At $275, McDonald’s stock is up 3% this year, against an S&P 500 drop of almost 20%. Over the last two years, shares have risen almost 30% compared to a gain of 16% for the S&P 500. Starbucks shares are flat over the same two-year time period.
Recently, experts say McDonald’s has become a more attractive place to eat (or take out) because of the surge in food prices. People can still get a meal for two at a price of about $20. Even if McDonald’s menu is filled with high-calorie food, a meal is a meal for many people.
McDonald’s made a move several years ago that has paid off like a slot machine. It began to offer a full breakfast menu, which moved it beyond its traditional lunch and dinner staples. It also began to keep some stores open 24 hours a day. It may lose money at 2 AM when it has to staff stores and there are almost no customers. However, the management knows whether or not this creates brand loyalty. It has to be a decision based on some customer satisfaction considerations – maybe.

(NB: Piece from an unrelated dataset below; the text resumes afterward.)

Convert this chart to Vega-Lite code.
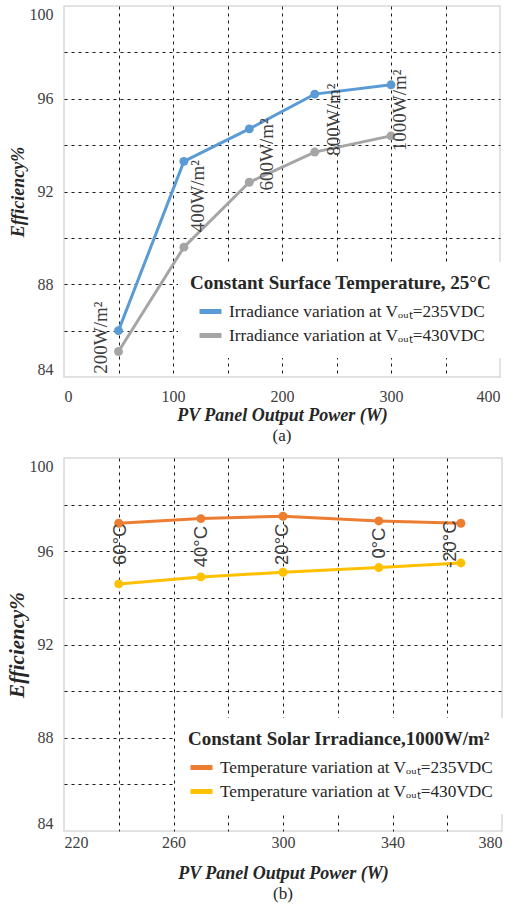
{
  "$schema": "https://vega.github.io/schema/vega-lite/v6.json",
  "background": "white",
  "padding": {"left": 5, "top": 5, "right": 6, "bottom": 2},
  "spacing": 12,
  "resolve": {"scale": {"color": "independent", "x": "independent"}, "legend": {"color": "independent"}},
  "datasets": {
    "irr": [
      {"power": 50, "eff": 86.0, "series": "Irradiance variation at Vₒᵤₜ=235VDC"},
      {"power": 110, "eff": 93.3, "series": "Irradiance variation at Vₒᵤₜ=235VDC"},
      {"power": 170, "eff": 94.7, "series": "Irradiance variation at Vₒᵤₜ=235VDC"},
      {"power": 230, "eff": 96.2, "series": "Irradiance variation at Vₒᵤₜ=235VDC"},
      {"power": 300, "eff": 96.6, "series": "Irradiance variation at Vₒᵤₜ=235VDC"},
      {"power": 50, "eff": 85.1, "series": "Irradiance variation at Vₒᵤₜ=430VDC"},
      {"power": 110, "eff": 89.6, "series": "Irradiance variation at Vₒᵤₜ=430VDC"},
      {"power": 170, "eff": 92.4, "series": "Irradiance variation at Vₒᵤₜ=430VDC"},
      {"power": 230, "eff": 93.7, "series": "Irradiance variation at Vₒᵤₜ=430VDC"},
      {"power": 300, "eff": 94.4, "series": "Irradiance variation at Vₒᵤₜ=430VDC"}
    ],
    "irrLabels": [
      {"power": 34, "eff": 85.7, "label": "200W/m²"},
      {"power": 123, "eff": 91.8, "label": "400W/m²"},
      {"power": 186, "eff": 93.6, "label": "600W/m²"},
      {"power": 248, "eff": 95.1, "label": "800W/m²"},
      {"power": 308, "eff": 95.5, "label": "1000W/m²"}
    ],
    "temp": [
      {"power": 240, "eff": 97.2, "series": "Temperature variation at Vₒᵤₜ=235VDC"},
      {"power": 270, "eff": 97.4, "series": "Temperature variation at Vₒᵤₜ=235VDC"},
      {"power": 300, "eff": 97.5, "series": "Temperature variation at Vₒᵤₜ=235VDC"},
      {"power": 335, "eff": 97.3, "series": "Temperature variation at Vₒᵤₜ=235VDC"},
      {"power": 365, "eff": 97.2, "series": "Temperature variation at Vₒᵤₜ=235VDC"},
      {"power": 240, "eff": 94.6, "series": "Temperature variation at Vₒᵤₜ=430VDC"},
      {"power": 270, "eff": 94.9, "series": "Temperature variation at Vₒᵤₜ=430VDC"},
      {"power": 300, "eff": 95.1, "series": "Temperature variation at Vₒᵤₜ=430VDC"},
      {"power": 335, "eff": 95.3, "series": "Temperature variation at Vₒᵤₜ=430VDC"},
      {"power": 365, "eff": 95.5, "series": "Temperature variation at Vₒᵤₜ=430VDC"}
    ],
    "tempLabels": [
      {"power": 240.5, "eff": 96.3, "label": "60°C"},
      {"power": 270, "eff": 96.2, "label": "40°C"},
      {"power": 299.7, "eff": 96.3, "label": "20°C"},
      {"power": 335, "eff": 96.35, "label": "0°C"},
      {"power": 361, "eff": 96.3, "label": "-20°C"}
    ]
  },
  "config": {
    "view": {"stroke": "#D9D9D9", "strokeWidth": 1.5},
    "font": "Liberation Serif",
    "axis": {
      "domain": false,
      "ticks": false,
      "labelFont": "Liberation Serif",
      "labelFontSize": 16,
      "labelColor": "#404040",
      "labelFlush": true,
      "labelOverlap": false,
      "titleFont": "Liberation Serif",
      "titleFontSize": 18,
      "titleFontWeight": "bold",
      "titleFontStyle": "italic",
      "titleColor": "#262626",
      "gridColor": "#1a1a1a",
      "gridDash": [3, 4],
      "gridWidth": 1
    },
    "axisX": {"labelPadding": 11, "titlePadding": 2, "labelFont": "Liberation Serif", "titleFont": "Liberation Serif"},
    "axisY": {"labelPadding": 11, "titlePadding": 2, "labelFont": "Liberation Serif", "titleFont": "Liberation Serif"},
    "legend": {
      "orient": "none",
      "titleFont": "Liberation Serif",
      "titleFontSize": 19,
      "titleFontWeight": "bold",
      "titleColor": "#262626",
      "titlePadding": 5,
      "labelFont": "Liberation Serif",
      "labelFontSize": 17.3,
      "labelColor": "#262626",
      "symbolType": "stroke",
      "symbolStrokeWidth": 5,
      "symbolSize": 484,
      "symbolOffset": 7,
      "labelOffset": 5,
      "rowPadding": 0,
      "padding": 12,
      "fillColor": "white",
      "labelLimit": 400,
      "titleLimit": 400
    },
    "title": {"orient": "bottom", "offset": 4, "fontSize": 17, "fontWeight": "normal", "font": "Liberation Serif", "color": "#262626", "anchor": "middle"}
  },
  "vconcat": [
    {
      "width": 436,
      "height": 371,
      "title": {"text": "(a)"},
      "layer": [
        {
          "data": {"name": "irr"},
          "mark": {"type": "line", "strokeWidth": 3, "point": {"filled": true, "size": 80, "opacity": 1}},
          "encoding": {
            "x": {
              "field": "power", "type": "quantitative",
              "scale": {"domain": [0, 400], "nice": false},
              "axis": {
                "values": [0, 50, 100, 150, 200, 250, 300, 350, 400],
                "labelExpr": "datum.value % 100 == 0 ? datum.label : ''",
                "labelFont": "Liberation Serif",
                "titleFont": "Liberation Serif",
                "gridOpacity": {"condition": {"test": "datum.value == 0 || datum.value == 400", "value": 0}, "value": 1}
              },
              "title": "PV Panel Output Power (W)"
            },
            "y": {
              "field": "eff", "type": "quantitative",
              "scale": {"domain": [84, 100], "nice": false, "zero": false},
              "axis": {
                "values": [84, 86, 88, 90, 92, 94, 96, 98, 100],
                "labelExpr": "datum.value % 4 == 0 ? datum.label : ''",
                "labelFont": "Liberation Serif",
                "titleFont": "Liberation Serif",
                "gridOpacity": {"condition": {"test": "datum.value == 84 || datum.value == 100", "value": 0}, "value": 1}
              },
              "title": "Efficiency%"
            },
            "color": {
              "field": "series", "type": "nominal",
              "scale": {"domain": ["Irradiance variation at Vₒᵤₜ=235VDC", "Irradiance variation at Vₒᵤₜ=430VDC"], "range": ["#5B9BD5", "#A5A5A5"]},
              "legend": {"title": "Constant Surface Temperature, 25°C", "legendX": 114, "legendY": 256, "symbolType": "stroke"}
            }
          }
        },
        {
          "data": {"name": "irrLabels"},
          "mark": {"type": "text", "angle": 270, "font": "Liberation Serif", "fontSize": 19, "color": "#404040", "align": "center", "baseline": "middle"},
          "encoding": {
            "x": {"field": "power", "type": "quantitative"},
            "y": {"field": "eff", "type": "quantitative"},
            "text": {"field": "label"}
          }
        }
      ]
    },
    {
      "width": 438,
      "height": 373,
      "title": {"text": "(b)"},
      "layer": [
        {
          "data": {"name": "temp"},
          "mark": {"type": "line", "strokeWidth": 3, "point": {"filled": true, "size": 80, "opacity": 1}},
          "encoding": {
            "x": {
              "field": "power", "type": "quantitative",
              "scale": {"domain": [220, 380], "nice": false, "zero": false},
              "axis": {
                "values": [220, 240, 260, 280, 300, 320, 340, 360, 380],
                "labelExpr": "(datum.value - 220) % 40 == 0 ? datum.label : ''",
                "labelFont": "Liberation Serif",
                "titleFont": "Liberation Serif",
                "labelPadding": 3,
                "titlePadding": 14,
                "gridOpacity": {"condition": {"test": "datum.value == 220 || datum.value == 380", "value": 0}, "value": 1}
              },
              "title": "PV Panel Output Power (W)"
            },
            "y": {
              "field": "eff", "type": "quantitative",
              "scale": {"domain": [84, 100], "nice": false, "zero": false},
              "axis": {
                "values": [84, 86, 88, 90, 92, 94, 96, 98, 100],
                "labelExpr": "datum.value % 4 == 0 ? datum.label : ''",
                "labelFont": "Liberation Serif",
                "titleFont": "Liberation Serif",
                "gridOpacity": {"condition": {"test": "datum.value == 84 || datum.value == 100", "value": 0}, "value": 1},
                "titleFontSize": 21
              },
              "title": "Efficiency%"
            },
            "color": {
              "field": "series", "type": "nominal",
              "scale": {"domain": ["Temperature variation at Vₒᵤₜ=235VDC", "Temperature variation at Vₒᵤₜ=430VDC"], "range": ["#ED7D31", "#FFC000"]},
              "legend": {"title": "Constant Solar Irradiance,1000W/m²", "legendX": 112, "legendY": 260, "symbolType": "stroke", "symbolOffset": 0}
            }
          }
        },
        {
          "data": {"name": "tempLabels"},
          "mark": {"type": "text", "angle": 270, "font": "Liberation Sans", "fontSize": 18.5, "color": "#404040", "align": "center", "baseline": "middle"},
          "encoding": {
            "x": {"field": "power", "type": "quantitative"},
            "y": {"field": "eff", "type": "quantitative"},
            "text": {"field": "label"}
          }
        }
      ]
    }
  ]
}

McDonald’s still has a hill to climb if management wants many happy customers. The ACSI fast food rating system puts it at the bottom against 22 competitors. Perhaps management does not pay a great deal of attention to the rating. It has larger revenue than any other company on the list.
For shareholders, McDonald’s financial performance is what drives its shares. Last year, it had a revenue of $23.2 billion and a net income of $7.5 billion. It also has a dividend yield of 2.37%, which is a shareholder bonus in periods of inflation.
As McDonald’s approaches its 70th birthday, its position at the top of the fast food business is cemented.